The name game is a blame game that puts the media in a bind, as news executives said after Nelson’s August edict, so The Religion Guy adds some guidance to GetReligion’s prior article and this tmatt interview with an LDS journalism professor.
Obviously, The Guy gave this perennial problem considerable thought in co-authoring the book “Mormon America” with his late wife Joan.
The Associated Press Stylebook deems the long-ingrained “Mormon” label acceptable — although it originated with 19th Century antagonists — and was only gradually adopted by the believers themselves.
Since “Mormon” is no slur for 21st Century audiences, what’s going on here?
The major Salt Lake City-based denomination outlawed Smith’s polygamy teaching in 1890 and abhors confusion with marginal “Mormon fundamentalists” who perpetuate it – and who’ve been implicated in sexual abuse and homicide. Also, the church seeks recognition as an authentic “Church of Jesus Christ,” indeed the one true church restored in these “latter days.” Other churches have a far different doctrinal definition of authentic Christianity, and it’s not the media’s business to take sides.
Yet journalists should consider the pleas of Nelson and his predecessors because it’s good policy to follow religious groups’ preferences when feasible. A conservative Protestant group may ask the media to avoid “ultra” or “fundamentalist” labels as inaccurate or invidious.
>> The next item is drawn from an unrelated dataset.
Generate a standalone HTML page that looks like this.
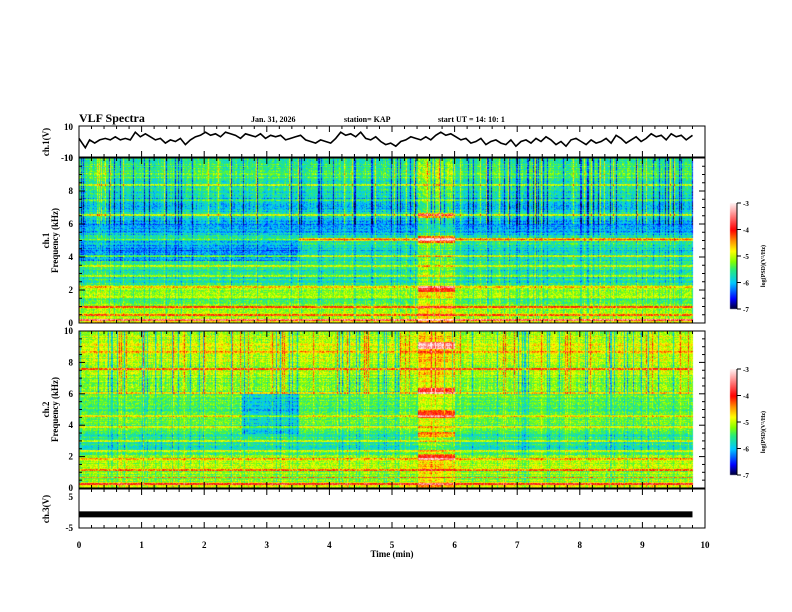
<!DOCTYPE html>
<html><head><meta charset="utf-8"><style>
html,body{margin:0;padding:0;background:#fff;width:792px;height:612px;overflow:hidden}
#wrap{position:relative;width:792px;height:612px}
canvas,svg{position:absolute;left:0;top:0}
text{font-family:"Liberation Serif",serif;font-weight:bold;fill:#000}
</style></head><body>
<div id="wrap">
<canvas id="cv" width="792" height="612"></canvas>
<svg id="sv" width="792" height="612"></svg>
</div>
<script>
// ---- data ----
const xTicks=[0,1,2,3,4,5,6,7,8,9,10];
const waveT=[0,0.05,0.1,0.17,0.25,0.33,0.42,0.5,0.58,0.66,0.74,0.82,0.9,0.98,1.06,1.14,1.22,1.3,1.38,1.46,1.54,1.62,1.7,1.78,1.86,1.94,2.02,2.1,2.18,2.26,2.34,2.42,2.5,2.58,2.66,2.74,2.82,2.9,2.98,3.06,3.14,3.22,3.3,3.38,3.46,3.54,3.62,3.7,3.78,3.86,3.94,4.02,4.1,4.18,4.26,4.34,4.42,4.5,4.58,4.66,4.74,4.82,4.9,4.98,5.06,5.14,5.22,5.3,5.38,5.46,5.54,5.62,5.7,5.78,5.86,5.94,6.02,6.1,6.18,6.26,6.34,6.42,6.5,6.58,6.66,6.74,6.82,6.9,6.98,7.06,7.14,7.22,7.3,7.38,7.46,7.54,7.62,7.7,7.78,7.86,7.94,8.02,8.1,8.18,8.26,8.34,8.42,8.5,8.58,8.66,8.74,8.82,8.9,8.98,9.06,9.14,9.22,9.3,9.38,9.46,9.54,9.62,9.7,9.8];
const waveV=[2,-1,-4,1,-1,1,2,1,3,1,2,1,6,3,5,3,1,2,-1,1,0,2,-2,1,3,4,6,4,5,3,6,5,4,2,5,4,3,5,2,4,3,4,1,2,3,4,1,0,-1,1,0,-1,2,6,4,5,3,6,2,1,3,0,-2,-1,-3,0,1,3,2,1,3,1,4,6,4,5,3,1,2,-1,0,2,-2,0,1,-1,-2,1,-3,0,1,-1,2,0,3,1,-2,0,-3,1,2,0,-2,1,-1,0,2,-1,4,2,-1,1,3,0,2,5,3,4,1,5,3,4,1,4];
const ch3V=[-1.5,-1.5];
const freqBins=[0,0.5,1,1.5,2,2.5,3,3.5,4,4.5,5,5.5,6,6.5,7,7.5,8,8.5,9,9.5,10];
const ch1Level=[-4.7,-5.1,-5.1,-5.5,-5.1,-5.6,-5.7,-5.6,-5.7,-5.8,-5.5,-6.0,-6.2,-5.7,-5.9,-6.0,-5.7,-5.6,-5.4,-5.5,-5.5];
const ch2Level=[-4.8,-5.2,-5.2,-5.0,-5.2,-5.6,-5.6,-5.5,-5.4,-5.3,-5.5,-5.4,-5.3,-5.2,-5.2,-5.1,-5.0,-5.0,-4.9,-5.0,-5.0];
// events: [tStart,tEnd,fLow,fHigh,delta]
const ch1Events=[[0,3.5,3.8,5.2,-0.4],[5.4,6.0,0,10,0.4],[5.4,6.0,4.9,5.3,1.0],[5.4,6.0,6.4,6.7,0.8],[5.4,6.0,1.9,2.3,0.8],[3.5,10,5.0,5.2,0.6]];
const ch2Events=[[2.6,3.5,3.5,6.0,-0.5],[5.4,6.0,0,10,0.4],[5.4,6.0,8.9,9.3,1.2],[5.4,6.0,6.0,6.4,1.0],[5.4,6.0,4.5,5.0,0.9],[5.4,6.0,3.3,3.6,0.8],[5.4,6.0,1.8,2.2,0.8]];
// horizontal lines [kHz, delta]
const ch1Lines=[[0.2,1.3],[0.5,0.8],[1.0,0.9],[1.6,0.6],[2.2,0.9],[2.9,0.7],[3.5,0.6],[4.1,0.7],[5.1,0.6],[6.6,0.7],[7.5,0.5],[8.4,0.5]];
const ch2Lines=[[0.3,1.3],[0.7,0.8],[1.2,0.8],[1.9,0.8],[2.4,0.6],[3.0,0.7],[3.9,0.6],[4.6,0.6],[6.1,0.7],[7.6,0.8],[8.7,0.5]];
const cbTicks=[-3,-4,-5,-6,-7];

// ---- geometry ----
const X0=79,X1=705;
const xs=t=>X0+(X1-X0)*t/10;
const P={wave:[126,157],s1:[158,323],s2:[331,488],c3:[489,528]};
const svg=document.getElementById('sv');const NS='http://www.w3.org/2000/svg';
function el(tag,at,txt){const e=document.createElementNS(NS,tag);for(const k in at)e.setAttribute(k,at[k]);if(txt!==undefined)e.textContent=txt;svg.appendChild(e);return e;}
function hash(a,b){let h=(a*374761393+b*668265263)|0;h=(h^(h>>>13))*1274126177|0;return ((h^(h>>>16))>>>0)/4294967295;}

// colormap
const stops=[[-7,[0,0,40]],[-6.6,[0,0,255]],[-6.0,[0,200,255]],[-5.5,[40,235,120]],[-5.2,[130,255,0]],[-4.8,[255,255,0]],[-4.4,[255,140,0]],[-4.0,[255,0,0]],[-3.0,[255,240,240]]];
function cmap(v){if(v<=stops[0][0])return stops[0][1];for(let i=1;i<stops.length;i++){if(v<=stops[i][0]){const a=stops[i-1],b=stops[i],f=(v-a[0])/(b[0]-a[0]);return a[1].map((c,j)=>c+(b[1][j]-c)*f);}}return stops[stops.length-1][1];}

const cv=document.getElementById('cv');const ctx=cv.getContext('2d');
function spectro(y0,y1,levels,events,lines,seed){
  const w=X1-X0,h=y1-y0;const img=ctx.createImageData(w,h);
  const colOff=[];for(let x=0;x<w;x++){const r=hash(x,seed);colOff.push(r>0.88?-0.6:(r<0.06?0.5:(hash(x,seed+7)-0.5)*0.3));}
  for(let y=0;y<h;y++){
    const f=10*(1-y/h);
    const bi=Math.min(19,Math.floor(f/0.5)),fr=(f-freqBins[bi])/0.5;
    let base=levels[bi]+(levels[bi+1]-levels[bi])*fr;
    let rowOff=(hash(y,seed+3)-0.5)*0.4;
    for(const l of lines){if(Math.abs(f-l[0])<0.06)rowOff+=l[1];}
    for(let x=0;x<w;x++){
      const t=10*x/w;let v=base+rowOff+colOff[x]*(f>6?1.4:0.6)+(hash(x*7+y,seed+11)-0.5)*0.6;
      for(const e of events){if(t>=e[0]&&t<e[1]&&f>=e[2]&&f<e[3])v+=e[4];}
      const c=t>9.8?[255,255,255]:cmap(v);const i=(y*w+x)*4;
      img.data[i]=c[0];img.data[i+1]=c[1];img.data[i+2]=c[2];img.data[i+3]=255;
    }
  }
  ctx.putImageData(img,X0,y0);
}
spectro(P.s1[0],P.s1[1],ch1Level,ch1Events,ch1Lines,1);
spectro(P.s2[0],P.s2[1],ch2Level,ch2Events,ch2Lines,2);
// colorbars
function cbar(y0,y1){for(let y=y0;y<y1;y++){const v=-3-4*(y-y0)/(y1-y0);const c=cmap(v);ctx.fillStyle=`rgb(${c.map(Math.round).join(',')})`;ctx.fillRect(730,y,7,1);}}
cbar(203,309);cbar(369,475);

// ---- axes ----
function box(p,name){el('rect',{x:X0,y:p[0],width:X1-X0,height:p[1]-p[0],fill:'none',stroke:'#000','stroke-width':1,});
  for(let i=0;i<=50;i++){const x=xs(i/5),L=i%5==0?6:3;el('line',{x1:x,x2:x,y1:p[1],y2:p[1]-L,stroke:'#000',});el('line',{x1:x,x2:x,y1:p[0],y2:p[0]+L,stroke:'#000',});}}
box(P.wave,'ch1-waveform-panel');box(P.s1,'ch1-spectrogram-panel');box(P.s2,'ch2-spectrogram-panel');box(P.c3,'ch3-panel');
// waveform
const wy=v=>P.wave[0]+(P.wave[1]-P.wave[0])*(10-v)/20;
let d='';waveT.forEach((t,i)=>{d+=(i?'L':'M')+xs(t).toFixed(1)+','+wy(waveV[i]).toFixed(1);});
el('path',{d:d,fill:'none',stroke:'#000','stroke-width':1.6,});
el('text',{x:73,y:130,'font-size':9,'text-anchor':'end',},'10');
el('text',{x:73,y:161,'font-size':9,'text-anchor':'end',},'-10');
el('text',{x:0,y:0,'font-size':9,'text-anchor':'middle',transform:'translate(49,142) rotate(-90)',},'ch.1(V)');
// ch3
const cy=v=>P.c3[0]+(P.c3[1]-P.c3[0])*(5-v)/10;
el('rect',{x:X0,y:cy(ch3V[0])-3,width:xs(9.8)-X0,height:6,fill:'#000',});
el('text',{x:73,y:500,'font-size':9,'text-anchor':'end',},'5');
el('text',{x:73,y:531,'font-size':9,'text-anchor':'end',},'-5');
el('text',{x:0,y:0,'font-size':9,'text-anchor':'middle',transform:'translate(49,509) rotate(-90)',},'ch.3(V)');
// spectro y ticks
function fAxis(p,ch){
  for(let k=0;k<=10;k+=2){const y=p[1]-(p[1]-p[0])*k/10;el('text',{x:73,y:y+3,'font-size':9,'text-anchor':'end',},String(k));}
  for(let k=0;k<=10;k+=0.5){const y=p[1]-(p[1]-p[0])*k/10,L=k%2==0?6:3;el('line',{x1:X0,x2:X0+L,y1:y,y2:y,stroke:'#000',});el('line',{x1:X1,x2:X1-L,y1:y,y2:y,stroke:'#000',});}
  const m=(p[0]+p[1])/2;
  el('text',{x:0,y:0,'font-size':9,'text-anchor':'middle',transform:`translate(49,${m}) rotate(-90)`,},ch.replace('ch','ch.'));
  el('text',{x:0,y:0,'font-size':9,'text-anchor':'middle',transform:`translate(58,${m}) rotate(-90)`,},'Frequency (kHz)');
}
fAxis(P.s1,'ch1');fAxis(P.s2,'ch2');
// colorbar labels
function cbLab(y0,y1){cbTicks.forEach((v,i)=>{const y=y0+(y1-y0)*i/4;el('line',{x1:737,x2:741,y1:y,y2:y,stroke:'#000',});el('text',{x:743,y:y+3,'font-size':7,},String(v));});
  el('line',{x1:737,x2:737,y1:y0,y2:y1,stroke:'#000',});
  el('text',{x:0,y:0,'font-size':6,'text-anchor':'middle',transform:`translate(765,${(y0+y1)/2+10}) rotate(-90)`,},'log(PSD)(V²/Hz)');}
cbLab(203,309);cbLab(369,475);
// x labels
xTicks.forEach(t=>el('text',{x:xs(t),y:548,'font-size':9,'text-anchor':'middle',},String(t)));
el('text',{x:392,y:557,'font-size':9,'text-anchor':'middle',},'Time (min)');
// header
el('text',{x:79,y:122,'font-size':12,'font-weight':'normal',},'VLF Spectra');
el('text',{x:251,y:122,'font-size':8,},'Jan. 31, 2026');
el('text',{x:344,y:122,'font-size':8,},'station= KAP');
el('text',{x:438,y:122,'font-size':8,},'start  UT =   14: 10: 1');
</script>
</body></html>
Yet centuries ago the Friends embraced the Quaker nickname though scoffers originated it.
The church policy statement wants media to use the full TCoJCoLDS in the first reference. That’s what The Guy (and The AP) recommend in articles covering this one faith. However, that isn’t feasible in headlines, or with broadcasting that needs quick identifiers, and isn’t sensible if this group gets only brief incidental mention in a story.
The news business is all about clarity regarding who and what we’re talking about, so The Guy would allow “Mormon” when it helps readers with that. However, he recommends putting the M-word within parentheses with quote marks in first use to signal that’s the universally recognized but unofficial nickname.
Another option, “LDS,” provides the necessary shorthand, but church policy says the media should shun that, too, though members may be called “Latter-day Saints.” With respect, The Guy finds this unreasonable. “LDS” clearly identifies this particular religious body, lacks any negative history, has long been used by the church to itself (e.g. LDS Business College, LDS Philanthropies) and is universal lingo among members.
Instead of “LDS” or “Mormon,” headquarters recommends:
(1) “the Church,” an OK choice for second references if the “c” is lower case.
(2) The “Church of Jesus Christ,” which is confusing because that fits many denominations.
(3) The “restored Church of Jesus Christ,” a non-starter that endorses one denomination’s disputed doctrine.
As Brigham Young University’s Joel Campbell has observed, “Mormon” will exist forever in Internet searches.
The AP will see whether church members drop the disputed M-word, and reporters should monitor further name changes (e.g. the church-owned daily’s Mormon Times section, www.mormon.org, www.mormonnewsroom.org or the Mormon Channel). We’re told the 19th Century “Mormon Trail” remains OK, alongside Smith’s title for the Book of Mormon.